Jean-Francois Revel
The Flight from Truth
Certain historians frown at the very mention of the 'massacres' of the Vendee, finding the death toll to be on the feeble side. One can always do better, of course; but it would be a good idea to fix a precise limit above which a mass purge deserves the rank of 'genocide.'
The repression in the Vendee exceeded what was called for to such a highly embarrassing degree that in France's secular schools the scope of what happened and the atrocious details have for the past century been effaced from high school textbooks and university teaching. The Vendee was effectively driven underground, into the catacombs of textbooks of royalist or clerical inspiration—with a most paradoxical consequence. Relegated by the choice of his subject to the fenced-in dog patch of the 'counterrevolutionaries,' Reynald Secher, thanks to the seriousness of his research, actually rectified the factual record to a degree no republican historian had dreamed of. He established with impartiality that the number of human lives lost in the Vendee was in fact very much smaller than had always been thought.

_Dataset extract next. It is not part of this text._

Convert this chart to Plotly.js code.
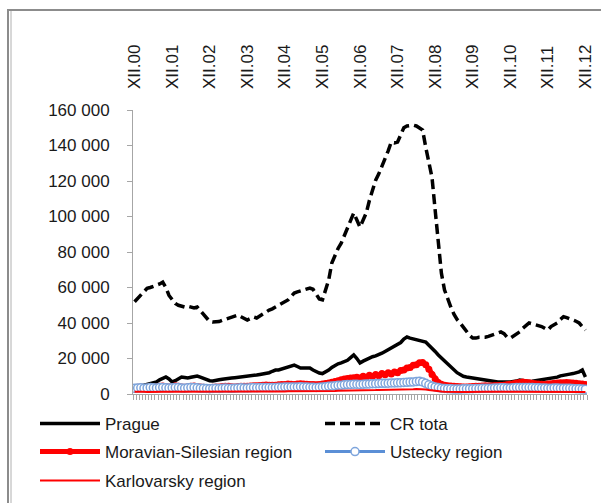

Lazare Hoche, who for a while had commanded the local republican army, estimated the number of dead at 600,000. Later, and right up until recently, even the historians who thought this figure excessive never descended lower than 300,000. Secher, however, after painstakingly checking parish registers and other primary sources, concluded that of the 815,029 inhabitants of the Vendee in 1792, 117,257—or some 15 percent of the population—perished in battles or massacres. Although less than what was commonly thought, this is still a lot. Such a percentage, applied to the population of present-day France (around fifty million), would amount to 7.5 million victims. Needless to say, the exterminations and destructions varied greatly from one township to another. Certain villages lost almost half of their inhabitants and houses, others less than 5 percent.
Admittedly, the authorities in Paris could not tolerate the Vendeean insurrection, above all at a moment when a foreign war was brewing. But the transformation of the repression into genocide was ideologically, not militarily, motivated. This is proved by the acts of savagery that took place in other areas of French territory where no civil war was threatening. Thus the tiny village of Bedoin, in the department of Vaucluse (north of Marseille), was punished for having allowed its Freedom Tree to be chopped down one night. Unable to ferret out the culprit, the Convention's emissary decided to impose a collective punishment: sixty-three persons were guillotined or shot, the rest were driven out, and the entire village was put to the torch. 'There is not one spark of civic spirit in this commune,' the emissary commented with virtuous placidity in his report.
Like all regimes that found their legitimacy on an ideology, the Committee of Public Safety seemed incapable of asking itself why the people resisted it, either actively or passively. In its eyes, the genuine 'people' was itself. An abstract, absolute, monolithic entity, it could not imagine that the flesh-and-blood living, changeable, and diverse people could have sincere and real motives for discontent. Curiously enough, before the Revolution the regions of Western France were to the 'left,' as we would say today. It took Jacobin sectarianism to push them to the 'right,' where by and large they have remained ever since in the history of French elections.
Clemenceau, who was anything but a fool, uttered the idiocy of a lifetime when he coined the famous slogan 'La Revolution est un bloc!' ('The Revolution is of one piece'). But no! Nothing that is human is a bloc. Those who reason in terms of blocs are tyrants. One can feel oneself to be an heir of the France of 1789 without making it one's duty to justify the Vendee, Bedoin, and the Terror.